Well thanks for letting me comment,, this is a good thing if it is done correctly,,, but getting the federal governemnt involved is like having the republican party tell the american peopole that we are going to do a complete overhaul of the tax code,,, yeah remember our friend speaker of the house NEWT GINGRICH,, HAHA LOL the CONTRACT FOR AMERICA,, WHOOPS,,, CONTRACT TO SCREW AMERICA,, YEAH PERFECT,, Now if you want renewable energy then let investors and the people who pay for it pay it through their electric bill we do not need these jack asses in the communist washington,,,,,, governemnt,,, telling you,, that you are free let alone having the tax payer pay for it,, thanks for the time and opportunity,,
People say that it is our “Big Oil” Republican boys in Washington that are against extending the tax credits. In the same breath, they say it is Congress refusing to extend them. Last time I checked, the Congress was Democrat controlled and appears to be doing everything it can to sap power away from those “Big Oil” boys.
Those tax credits SHOULD be extended because we ARE in a national energy crisis and until it is resolved the economy will continue to suffer.
Paying for a project like this through increased utility bills is not an answer either. Millions of families are already struggling to make ends meet and don’t need increased utility bills to add to their burden.
The ONLY viable way to fund a project like this is through tax credits providing incentives to large investors.
We have a very efficient oil based system in our country. This didn’t happen without government assistance and subsidies.
Wind energy has gone from really expensive to under .06 kw are even less!! in simpler words, it is competitive to natural gas and coal today. Solar can be also, but only with economy of scales. Europe already knows this and is implementing these standards.
If we don’t we will be kissing OPEC’s buts until our country dissolves!!
wake up Amercia!!
I am an American living in Spain for 17 years (where wind power constitutes 7% of the country’s energy needs, and solar is well under way) and the most oft asked question is “Do you want to go back to the states?”

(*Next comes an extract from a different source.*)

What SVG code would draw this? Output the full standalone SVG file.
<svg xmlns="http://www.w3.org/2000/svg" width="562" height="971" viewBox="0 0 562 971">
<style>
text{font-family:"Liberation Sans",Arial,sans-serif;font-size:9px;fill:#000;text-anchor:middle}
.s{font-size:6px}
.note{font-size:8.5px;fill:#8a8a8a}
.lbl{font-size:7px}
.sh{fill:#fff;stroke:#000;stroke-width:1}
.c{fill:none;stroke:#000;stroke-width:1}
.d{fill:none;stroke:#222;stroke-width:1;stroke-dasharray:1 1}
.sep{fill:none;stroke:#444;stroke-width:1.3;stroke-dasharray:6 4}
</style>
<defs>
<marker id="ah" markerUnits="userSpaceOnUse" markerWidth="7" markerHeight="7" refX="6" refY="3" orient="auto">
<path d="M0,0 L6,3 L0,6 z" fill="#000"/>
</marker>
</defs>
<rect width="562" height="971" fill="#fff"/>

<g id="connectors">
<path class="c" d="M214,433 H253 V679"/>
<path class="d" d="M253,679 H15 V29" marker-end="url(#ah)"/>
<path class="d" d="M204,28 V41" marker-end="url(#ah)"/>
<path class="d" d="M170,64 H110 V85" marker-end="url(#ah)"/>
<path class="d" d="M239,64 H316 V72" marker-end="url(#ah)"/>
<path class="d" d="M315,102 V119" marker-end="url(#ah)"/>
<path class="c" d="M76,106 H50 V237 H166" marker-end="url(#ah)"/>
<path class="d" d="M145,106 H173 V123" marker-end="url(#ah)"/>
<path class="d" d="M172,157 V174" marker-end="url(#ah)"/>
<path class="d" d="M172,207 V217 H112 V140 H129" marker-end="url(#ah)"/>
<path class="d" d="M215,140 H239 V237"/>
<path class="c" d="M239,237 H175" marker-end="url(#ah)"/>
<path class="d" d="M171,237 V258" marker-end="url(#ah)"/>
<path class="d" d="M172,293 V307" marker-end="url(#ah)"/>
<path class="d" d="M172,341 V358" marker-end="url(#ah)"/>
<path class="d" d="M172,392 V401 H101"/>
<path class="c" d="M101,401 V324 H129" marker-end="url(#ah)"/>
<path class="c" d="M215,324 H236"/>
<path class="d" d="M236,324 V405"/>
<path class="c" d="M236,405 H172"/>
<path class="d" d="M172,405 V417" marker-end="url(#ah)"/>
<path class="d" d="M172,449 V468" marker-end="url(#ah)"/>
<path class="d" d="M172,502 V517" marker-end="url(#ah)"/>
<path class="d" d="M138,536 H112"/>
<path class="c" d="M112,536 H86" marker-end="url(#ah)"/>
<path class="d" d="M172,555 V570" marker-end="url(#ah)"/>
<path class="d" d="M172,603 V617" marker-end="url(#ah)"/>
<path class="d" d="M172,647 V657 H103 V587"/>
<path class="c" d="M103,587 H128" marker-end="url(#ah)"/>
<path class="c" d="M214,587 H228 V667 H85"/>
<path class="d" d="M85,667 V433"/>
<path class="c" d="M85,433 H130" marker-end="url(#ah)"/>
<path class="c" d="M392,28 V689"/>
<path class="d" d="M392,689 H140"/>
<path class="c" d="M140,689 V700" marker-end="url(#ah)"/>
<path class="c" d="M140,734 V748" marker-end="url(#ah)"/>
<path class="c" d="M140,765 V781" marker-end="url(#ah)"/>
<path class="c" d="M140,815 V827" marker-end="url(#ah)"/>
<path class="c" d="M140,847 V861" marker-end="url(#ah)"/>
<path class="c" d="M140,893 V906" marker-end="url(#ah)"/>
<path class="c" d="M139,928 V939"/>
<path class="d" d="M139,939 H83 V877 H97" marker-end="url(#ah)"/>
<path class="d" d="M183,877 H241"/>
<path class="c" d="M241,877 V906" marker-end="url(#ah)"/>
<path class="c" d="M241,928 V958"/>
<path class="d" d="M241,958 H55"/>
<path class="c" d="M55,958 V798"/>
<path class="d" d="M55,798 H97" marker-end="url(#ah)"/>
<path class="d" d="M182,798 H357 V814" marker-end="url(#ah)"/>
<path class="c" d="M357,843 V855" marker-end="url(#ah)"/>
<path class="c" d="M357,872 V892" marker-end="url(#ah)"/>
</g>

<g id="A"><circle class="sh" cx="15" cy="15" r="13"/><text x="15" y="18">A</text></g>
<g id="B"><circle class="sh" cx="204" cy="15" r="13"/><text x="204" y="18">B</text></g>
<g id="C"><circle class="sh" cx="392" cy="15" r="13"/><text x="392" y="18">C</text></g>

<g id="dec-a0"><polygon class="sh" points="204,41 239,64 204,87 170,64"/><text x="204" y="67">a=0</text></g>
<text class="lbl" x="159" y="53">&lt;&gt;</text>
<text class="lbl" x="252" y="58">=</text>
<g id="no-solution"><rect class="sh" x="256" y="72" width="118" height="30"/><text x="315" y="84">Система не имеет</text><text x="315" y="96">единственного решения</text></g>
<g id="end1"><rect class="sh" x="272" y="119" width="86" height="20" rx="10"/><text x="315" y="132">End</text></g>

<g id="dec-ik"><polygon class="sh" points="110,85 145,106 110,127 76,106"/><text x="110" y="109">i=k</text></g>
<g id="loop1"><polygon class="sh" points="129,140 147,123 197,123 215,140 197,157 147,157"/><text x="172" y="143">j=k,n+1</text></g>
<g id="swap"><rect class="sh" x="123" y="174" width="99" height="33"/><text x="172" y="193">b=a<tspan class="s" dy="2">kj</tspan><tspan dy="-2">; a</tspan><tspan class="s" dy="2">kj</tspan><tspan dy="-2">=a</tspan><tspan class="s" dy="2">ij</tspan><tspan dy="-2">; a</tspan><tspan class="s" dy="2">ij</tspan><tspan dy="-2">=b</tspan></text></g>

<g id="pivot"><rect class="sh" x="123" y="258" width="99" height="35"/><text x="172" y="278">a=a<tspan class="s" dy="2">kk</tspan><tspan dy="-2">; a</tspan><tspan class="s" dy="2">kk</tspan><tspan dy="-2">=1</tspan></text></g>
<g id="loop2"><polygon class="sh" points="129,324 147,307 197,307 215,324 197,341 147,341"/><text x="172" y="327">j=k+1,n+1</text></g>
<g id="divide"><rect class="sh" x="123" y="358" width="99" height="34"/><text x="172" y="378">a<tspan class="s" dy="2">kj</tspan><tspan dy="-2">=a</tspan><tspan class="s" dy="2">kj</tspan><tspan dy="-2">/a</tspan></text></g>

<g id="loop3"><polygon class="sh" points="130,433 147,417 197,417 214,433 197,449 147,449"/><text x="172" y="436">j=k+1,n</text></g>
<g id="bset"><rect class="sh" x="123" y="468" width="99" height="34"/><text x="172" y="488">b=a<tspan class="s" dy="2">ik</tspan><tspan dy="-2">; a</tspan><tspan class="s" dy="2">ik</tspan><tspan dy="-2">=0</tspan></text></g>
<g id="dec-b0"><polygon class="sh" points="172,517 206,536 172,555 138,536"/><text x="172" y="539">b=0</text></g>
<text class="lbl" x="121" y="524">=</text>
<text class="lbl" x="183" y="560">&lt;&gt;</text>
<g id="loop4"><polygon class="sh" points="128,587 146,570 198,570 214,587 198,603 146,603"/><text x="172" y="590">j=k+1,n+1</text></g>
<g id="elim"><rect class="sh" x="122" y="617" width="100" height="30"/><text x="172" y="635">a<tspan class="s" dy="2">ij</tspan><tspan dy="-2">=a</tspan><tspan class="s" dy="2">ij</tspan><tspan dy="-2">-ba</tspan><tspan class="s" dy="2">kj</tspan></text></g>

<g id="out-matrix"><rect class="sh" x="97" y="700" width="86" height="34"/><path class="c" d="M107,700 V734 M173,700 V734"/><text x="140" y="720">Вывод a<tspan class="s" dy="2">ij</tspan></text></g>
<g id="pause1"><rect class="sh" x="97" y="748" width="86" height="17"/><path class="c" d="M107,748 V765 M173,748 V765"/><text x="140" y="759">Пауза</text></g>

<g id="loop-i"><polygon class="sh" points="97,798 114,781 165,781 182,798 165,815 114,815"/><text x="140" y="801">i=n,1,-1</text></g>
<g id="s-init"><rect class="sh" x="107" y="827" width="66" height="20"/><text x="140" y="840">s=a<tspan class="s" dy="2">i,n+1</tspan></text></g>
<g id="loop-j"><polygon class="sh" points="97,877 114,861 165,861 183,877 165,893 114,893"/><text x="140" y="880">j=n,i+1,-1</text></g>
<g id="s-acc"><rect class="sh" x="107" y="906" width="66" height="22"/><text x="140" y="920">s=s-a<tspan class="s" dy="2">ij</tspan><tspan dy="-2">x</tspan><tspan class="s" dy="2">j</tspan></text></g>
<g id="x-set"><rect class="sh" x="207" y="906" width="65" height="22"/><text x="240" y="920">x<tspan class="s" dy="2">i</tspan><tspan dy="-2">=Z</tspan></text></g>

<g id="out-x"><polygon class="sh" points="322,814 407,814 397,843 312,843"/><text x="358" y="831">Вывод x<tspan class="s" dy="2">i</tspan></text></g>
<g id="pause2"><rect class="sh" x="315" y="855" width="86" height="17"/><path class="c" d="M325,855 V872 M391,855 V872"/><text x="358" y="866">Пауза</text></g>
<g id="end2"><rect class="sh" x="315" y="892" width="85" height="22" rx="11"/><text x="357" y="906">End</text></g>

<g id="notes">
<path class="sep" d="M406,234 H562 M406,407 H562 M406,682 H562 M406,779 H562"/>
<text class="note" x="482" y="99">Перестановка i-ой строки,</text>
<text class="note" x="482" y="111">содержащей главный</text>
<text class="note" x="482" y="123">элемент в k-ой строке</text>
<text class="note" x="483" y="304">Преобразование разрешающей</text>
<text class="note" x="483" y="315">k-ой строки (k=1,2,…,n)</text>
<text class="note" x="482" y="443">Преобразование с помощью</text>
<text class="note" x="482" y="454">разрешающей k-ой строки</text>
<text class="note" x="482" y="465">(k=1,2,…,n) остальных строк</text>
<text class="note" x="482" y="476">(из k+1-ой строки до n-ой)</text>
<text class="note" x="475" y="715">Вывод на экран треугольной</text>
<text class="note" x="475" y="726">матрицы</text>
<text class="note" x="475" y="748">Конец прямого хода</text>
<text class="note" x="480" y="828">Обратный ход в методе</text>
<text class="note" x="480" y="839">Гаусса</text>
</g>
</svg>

My stock answer is, “Not until American society regains its sanity.”
The fact that the ITC will be dropped for developing and implementing alternative energy, in this case solar, is further proof of complete madness.
Thank you, I’ll stay in Europe where more rational people live.
Good luck to you all.
Steve Russell
A yield of 177 megawatts from 640 acres is a conversion efficiency of less than 7%…about 1/3 of current solar cells.